_EXERCISE_
Copy the lines below as they are; omit the images they contain.

_GIVEN DATA_
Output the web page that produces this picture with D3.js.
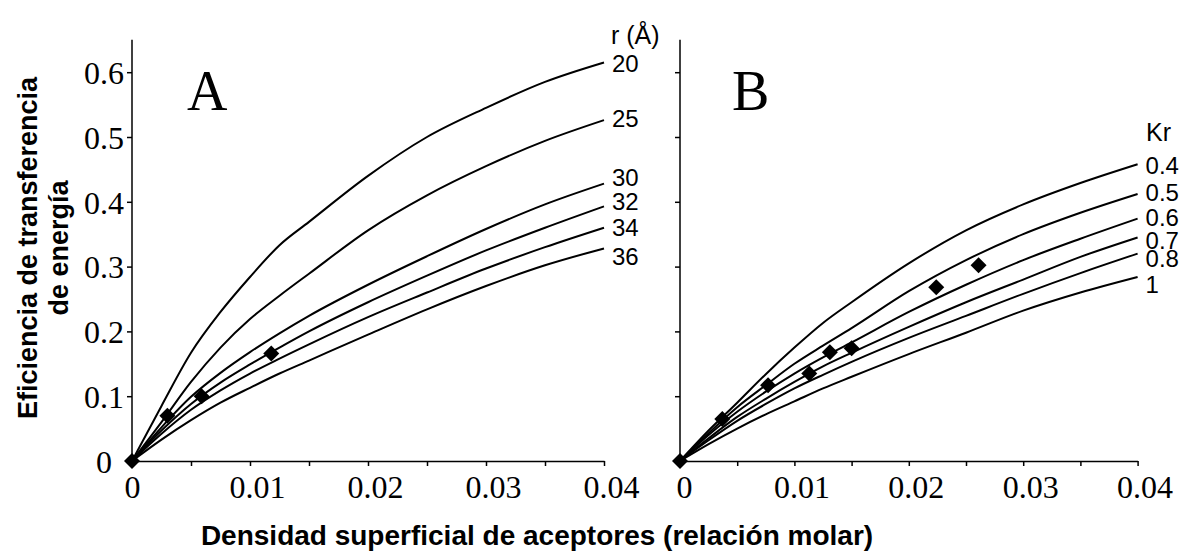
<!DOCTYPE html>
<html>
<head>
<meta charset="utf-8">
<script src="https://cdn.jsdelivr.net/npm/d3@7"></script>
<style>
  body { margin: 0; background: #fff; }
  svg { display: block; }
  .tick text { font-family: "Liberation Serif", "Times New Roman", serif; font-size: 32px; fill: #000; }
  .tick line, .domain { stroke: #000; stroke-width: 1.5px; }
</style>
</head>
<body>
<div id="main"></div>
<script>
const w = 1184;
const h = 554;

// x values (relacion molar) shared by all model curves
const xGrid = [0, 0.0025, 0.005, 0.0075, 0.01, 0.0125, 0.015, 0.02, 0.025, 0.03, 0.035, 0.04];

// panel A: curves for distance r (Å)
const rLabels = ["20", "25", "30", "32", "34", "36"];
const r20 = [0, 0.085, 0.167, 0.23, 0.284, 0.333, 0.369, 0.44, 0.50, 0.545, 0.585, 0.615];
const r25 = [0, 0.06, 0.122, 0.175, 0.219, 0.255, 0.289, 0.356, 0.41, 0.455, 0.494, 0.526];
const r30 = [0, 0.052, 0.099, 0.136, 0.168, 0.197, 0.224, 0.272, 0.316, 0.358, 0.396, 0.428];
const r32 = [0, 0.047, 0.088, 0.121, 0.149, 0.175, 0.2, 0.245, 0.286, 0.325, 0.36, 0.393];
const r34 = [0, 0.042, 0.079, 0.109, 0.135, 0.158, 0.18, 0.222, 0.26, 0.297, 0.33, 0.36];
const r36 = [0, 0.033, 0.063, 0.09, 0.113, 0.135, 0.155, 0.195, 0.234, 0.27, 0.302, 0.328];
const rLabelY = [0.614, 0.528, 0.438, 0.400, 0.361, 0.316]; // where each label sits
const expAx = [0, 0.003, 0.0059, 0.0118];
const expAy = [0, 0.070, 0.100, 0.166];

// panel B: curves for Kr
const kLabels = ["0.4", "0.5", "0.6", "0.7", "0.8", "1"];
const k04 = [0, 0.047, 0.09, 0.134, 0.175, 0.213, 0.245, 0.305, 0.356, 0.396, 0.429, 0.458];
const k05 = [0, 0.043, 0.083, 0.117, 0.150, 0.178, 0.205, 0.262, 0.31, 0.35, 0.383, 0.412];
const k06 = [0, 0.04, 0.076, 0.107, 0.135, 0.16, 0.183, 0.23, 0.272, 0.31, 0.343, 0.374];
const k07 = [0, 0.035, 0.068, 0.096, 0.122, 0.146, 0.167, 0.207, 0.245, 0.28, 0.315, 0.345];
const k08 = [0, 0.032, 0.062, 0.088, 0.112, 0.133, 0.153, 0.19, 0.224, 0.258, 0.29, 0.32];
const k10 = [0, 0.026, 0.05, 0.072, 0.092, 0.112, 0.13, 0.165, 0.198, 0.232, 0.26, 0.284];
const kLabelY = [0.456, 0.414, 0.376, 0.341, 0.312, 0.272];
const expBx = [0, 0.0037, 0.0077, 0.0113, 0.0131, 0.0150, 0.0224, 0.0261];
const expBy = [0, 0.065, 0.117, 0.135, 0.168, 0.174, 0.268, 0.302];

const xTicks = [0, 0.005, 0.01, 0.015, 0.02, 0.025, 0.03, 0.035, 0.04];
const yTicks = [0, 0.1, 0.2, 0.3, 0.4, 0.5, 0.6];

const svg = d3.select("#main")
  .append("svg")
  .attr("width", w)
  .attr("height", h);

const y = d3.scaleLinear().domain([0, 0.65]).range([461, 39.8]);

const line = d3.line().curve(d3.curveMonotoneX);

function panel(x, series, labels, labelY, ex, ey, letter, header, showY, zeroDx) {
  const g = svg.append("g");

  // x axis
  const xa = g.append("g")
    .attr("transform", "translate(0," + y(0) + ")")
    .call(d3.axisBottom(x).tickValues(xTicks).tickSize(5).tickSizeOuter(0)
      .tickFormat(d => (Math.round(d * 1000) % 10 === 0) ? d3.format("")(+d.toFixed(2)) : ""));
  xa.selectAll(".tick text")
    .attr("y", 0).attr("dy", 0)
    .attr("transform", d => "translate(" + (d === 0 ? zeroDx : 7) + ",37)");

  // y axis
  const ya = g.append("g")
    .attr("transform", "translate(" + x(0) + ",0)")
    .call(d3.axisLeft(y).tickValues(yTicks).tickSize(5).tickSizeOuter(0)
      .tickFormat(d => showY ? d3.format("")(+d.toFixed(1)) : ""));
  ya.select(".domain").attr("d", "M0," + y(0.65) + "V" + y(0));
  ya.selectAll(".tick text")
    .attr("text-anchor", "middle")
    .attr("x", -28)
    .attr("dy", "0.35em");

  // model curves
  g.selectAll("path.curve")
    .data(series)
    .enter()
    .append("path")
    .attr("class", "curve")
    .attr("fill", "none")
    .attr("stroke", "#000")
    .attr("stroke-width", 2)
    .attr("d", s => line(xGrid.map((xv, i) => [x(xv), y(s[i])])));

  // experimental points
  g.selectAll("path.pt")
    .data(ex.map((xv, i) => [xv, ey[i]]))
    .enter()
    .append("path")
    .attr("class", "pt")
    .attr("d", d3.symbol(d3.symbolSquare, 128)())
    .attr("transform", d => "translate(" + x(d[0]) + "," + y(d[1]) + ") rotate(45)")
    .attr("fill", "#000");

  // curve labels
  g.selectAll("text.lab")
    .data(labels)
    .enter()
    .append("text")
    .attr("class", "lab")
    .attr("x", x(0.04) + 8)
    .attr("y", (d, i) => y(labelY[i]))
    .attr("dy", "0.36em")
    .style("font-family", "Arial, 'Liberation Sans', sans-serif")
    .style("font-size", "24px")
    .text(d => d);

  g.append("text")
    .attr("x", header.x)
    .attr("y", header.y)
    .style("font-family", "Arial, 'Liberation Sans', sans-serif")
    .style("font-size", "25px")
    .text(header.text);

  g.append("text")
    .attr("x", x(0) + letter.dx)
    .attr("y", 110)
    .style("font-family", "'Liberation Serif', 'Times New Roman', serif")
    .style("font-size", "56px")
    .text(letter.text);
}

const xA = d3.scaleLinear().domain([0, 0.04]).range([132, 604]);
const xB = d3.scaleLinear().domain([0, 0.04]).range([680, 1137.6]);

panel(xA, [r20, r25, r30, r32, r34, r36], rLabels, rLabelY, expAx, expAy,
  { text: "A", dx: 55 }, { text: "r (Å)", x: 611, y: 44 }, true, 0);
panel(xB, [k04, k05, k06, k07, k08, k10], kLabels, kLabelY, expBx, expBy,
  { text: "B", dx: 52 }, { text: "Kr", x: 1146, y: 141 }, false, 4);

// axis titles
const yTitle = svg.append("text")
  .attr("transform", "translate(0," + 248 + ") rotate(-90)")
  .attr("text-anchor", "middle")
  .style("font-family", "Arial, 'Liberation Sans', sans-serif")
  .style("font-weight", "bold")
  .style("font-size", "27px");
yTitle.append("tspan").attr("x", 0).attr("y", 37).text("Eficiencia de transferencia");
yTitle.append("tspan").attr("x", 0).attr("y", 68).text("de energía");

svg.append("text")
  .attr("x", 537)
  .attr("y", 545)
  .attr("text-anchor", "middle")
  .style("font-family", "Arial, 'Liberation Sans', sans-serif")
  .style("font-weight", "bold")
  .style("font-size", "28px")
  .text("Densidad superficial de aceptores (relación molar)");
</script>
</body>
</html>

_THE RESPONSE_
Output the web page that produces this picture with D3.js.
<!DOCTYPE html>
<html>
<head>
<meta charset="utf-8">
<script src="https://cdn.jsdelivr.net/npm/d3@7"></script>
<style>
  body { margin: 0; background: #fff; }
  svg { display: block; }
  .tick text { font-family: "Liberation Serif", "Times New Roman", serif; font-size: 32px; fill: #000; }
  .tick line, .domain { stroke: #000; stroke-width: 1.5px; }
</style>
</head>
<body>
<div id="main"></div>
<script>
const w = 1184;
const h = 554;

// x values (relacion molar) shared by all model curves
const xGrid = [0, 0.0025, 0.005, 0.0075, 0.01, 0.0125, 0.015, 0.02, 0.025, 0.03, 0.035, 0.04];

// panel A: curves for distance r (Å)
const rLabels = ["20", "25", "30", "32", "34", "36"];
const r20 = [0, 0.085, 0.167, 0.23, 0.284, 0.333, 0.369, 0.44, 0.50, 0.545, 0.585, 0.615];
const r25 = [0, 0.06, 0.122, 0.175, 0.219, 0.255, 0.289, 0.356, 0.41, 0.455, 0.494, 0.526];
const r30 = [0, 0.052, 0.099, 0.136, 0.168, 0.197, 0.224, 0.272, 0.316, 0.358, 0.396, 0.428];
const r32 = [0, 0.047, 0.088, 0.121, 0.149, 0.175, 0.2, 0.245, 0.286, 0.325, 0.36, 0.393];
const r34 = [0, 0.042, 0.079, 0.109, 0.135, 0.158, 0.18, 0.222, 0.26, 0.297, 0.33, 0.36];
const r36 = [0, 0.033, 0.063, 0.09, 0.113, 0.135, 0.155, 0.195, 0.234, 0.27, 0.302, 0.328];
const rLabelY = [0.614, 0.528, 0.438, 0.400, 0.361, 0.316]; // where each label sits
const expAx = [0, 0.003, 0.0059, 0.0118];
const expAy = [0, 0.070, 0.100, 0.166];

// panel B: curves for Kr
const kLabels = ["0.4", "0.5", "0.6", "0.7", "0.8", "1"];
const k04 = [0, 0.047, 0.09, 0.134, 0.175, 0.213, 0.245, 0.305, 0.356, 0.396, 0.429, 0.458];
const k05 = [0, 0.043, 0.083, 0.117, 0.150, 0.178, 0.205, 0.262, 0.31, 0.35, 0.383, 0.412];
const k06 = [0, 0.04, 0.076, 0.107, 0.135, 0.16, 0.183, 0.23, 0.272, 0.31, 0.343, 0.374];
const k07 = [0, 0.035, 0.068, 0.096, 0.122, 0.146, 0.167, 0.207, 0.245, 0.28, 0.315, 0.345];
const k08 = [0, 0.032, 0.062, 0.088, 0.112, 0.133, 0.153, 0.19, 0.224, 0.258, 0.29, 0.32];
const k10 = [0, 0.026, 0.05, 0.072, 0.092, 0.112, 0.13, 0.165, 0.198, 0.232, 0.26, 0.284];
const kLabelY = [0.456, 0.414, 0.376, 0.341, 0.312, 0.272];
const expBx = [0, 0.0037, 0.0077, 0.0113, 0.0131, 0.0150, 0.0224, 0.0261];
const expBy = [0, 0.065, 0.117, 0.135, 0.168, 0.174, 0.268, 0.302];

const xTicks = [0, 0.005, 0.01, 0.015, 0.02, 0.025, 0.03, 0.035, 0.04];
const yTicks = [0, 0.1, 0.2, 0.3, 0.4, 0.5, 0.6];

const svg = d3.select("#main")
  .append("svg")
  .attr("width", w)
  .attr("height", h);

const y = d3.scaleLinear().domain([0, 0.65]).range([461, 39.8]);

const line = d3.line().curve(d3.curveMonotoneX);

function panel(x, series, labels, labelY, ex, ey, letter, header, showY, zeroDx) {
  const g = svg.append("g");

  // x axis
  const xa = g.append("g")
    .attr("transform", "translate(0," + y(0) + ")")
    .call(d3.axisBottom(x).tickValues(xTicks).tickSize(5).tickSizeOuter(0)
      .tickFormat(d => (Math.round(d * 1000) % 10 === 0) ? d3.format("")(+d.toFixed(2)) : ""));
  xa.selectAll(".tick text")
    .attr("y", 0).attr("dy", 0)
    .attr("transform", d => "translate(" + (d === 0 ? zeroDx : 7) + ",37)");

  // y axis
  const ya = g.append("g")
    .attr("transform", "translate(" + x(0) + ",0)")
    .call(d3.axisLeft(y).tickValues(yTicks).tickSize(5).tickSizeOuter(0)
      .tickFormat(d => showY ? d3.format("")(+d.toFixed(1)) : ""));
  ya.select(".domain").attr("d", "M0," + y(0.65) + "V" + y(0));
  ya.selectAll(".tick text")
    .attr("text-anchor", "middle")
    .attr("x", -28)
    .attr("dy", "0.35em");

  // model curves
  g.selectAll("path.curve")
    .data(series)
    .enter()
    .append("path")
    .attr("class", "curve")
    .attr("fill", "none")
    .attr("stroke", "#000")
    .attr("stroke-width", 2)
    .attr("d", s => line(xGrid.map((xv, i) => [x(xv), y(s[i])])));

  // experimental points
  g.selectAll("path.pt")
    .data(ex.map((xv, i) => [xv, ey[i]]))
    .enter()
    .append("path")
    .attr("class", "pt")
    .attr("d", d3.symbol(d3.symbolSquare, 128)())
    .attr("transform", d => "translate(" + x(d[0]) + "," + y(d[1]) + ") rotate(45)")
    .attr("fill", "#000");

  // curve labels
  g.selectAll("text.lab")
    .data(labels)
    .enter()
    .append("text")
    .attr("class", "lab")
    .attr("x", x(0.04) + 8)
    .attr("y", (d, i) => y(labelY[i]))
    .attr("dy", "0.36em")
    .style("font-family", "Arial, 'Liberation Sans', sans-serif")
    .style("font-size", "24px")
    .text(d => d);

  g.append("text")
    .attr("x", header.x)
    .attr("y", header.y)
    .style("font-family", "Arial, 'Liberation Sans', sans-serif")
    .style("font-size", "25px")
    .text(header.text);

  g.append("text")
    .attr("x", x(0) + letter.dx)
    .attr("y", 110)
    .style("font-family", "'Liberation Serif', 'Times New Roman', serif")
    .style("font-size", "56px")
    .text(letter.text);
}

const xA = d3.scaleLinear().domain([0, 0.04]).range([132, 604]);
const xB = d3.scaleLinear().domain([0, 0.04]).range([680, 1137.6]);

panel(xA, [r20, r25, r30, r32, r34, r36], rLabels, rLabelY, expAx, expAy,
  { text: "A", dx: 55 }, { text: "r (Å)", x: 611, y: 44 }, true, 0);
panel(xB, [k04, k05, k06, k07, k08, k10], kLabels, kLabelY, expBx, expBy,
  { text: "B", dx: 52 }, { text: "Kr", x: 1146, y: 141 }, false, 4);

// axis titles
const yTitle = svg.append("text")
  .attr("transform", "translate(0," + 248 + ") rotate(-90)")
  .attr("text-anchor", "middle")
  .style("font-family", "Arial, 'Liberation Sans', sans-serif")
  .style("font-weight", "bold")
  .style("font-size", "27px");
yTitle.append("tspan").attr("x", 0).attr("y", 37).text("Eficiencia de transferencia");
yTitle.append("tspan").attr("x", 0).attr("y", 68).text("de energía");

svg.append("text")
  .attr("x", 537)
  .attr("y", 545)
  .attr("text-anchor", "middle")
  .style("font-family", "Arial, 'Liberation Sans', sans-serif")
  .style("font-weight", "bold")
  .style("font-size", "28px")
  .text("Densidad superficial de aceptores (relación molar)");
</script>
</body>
</html>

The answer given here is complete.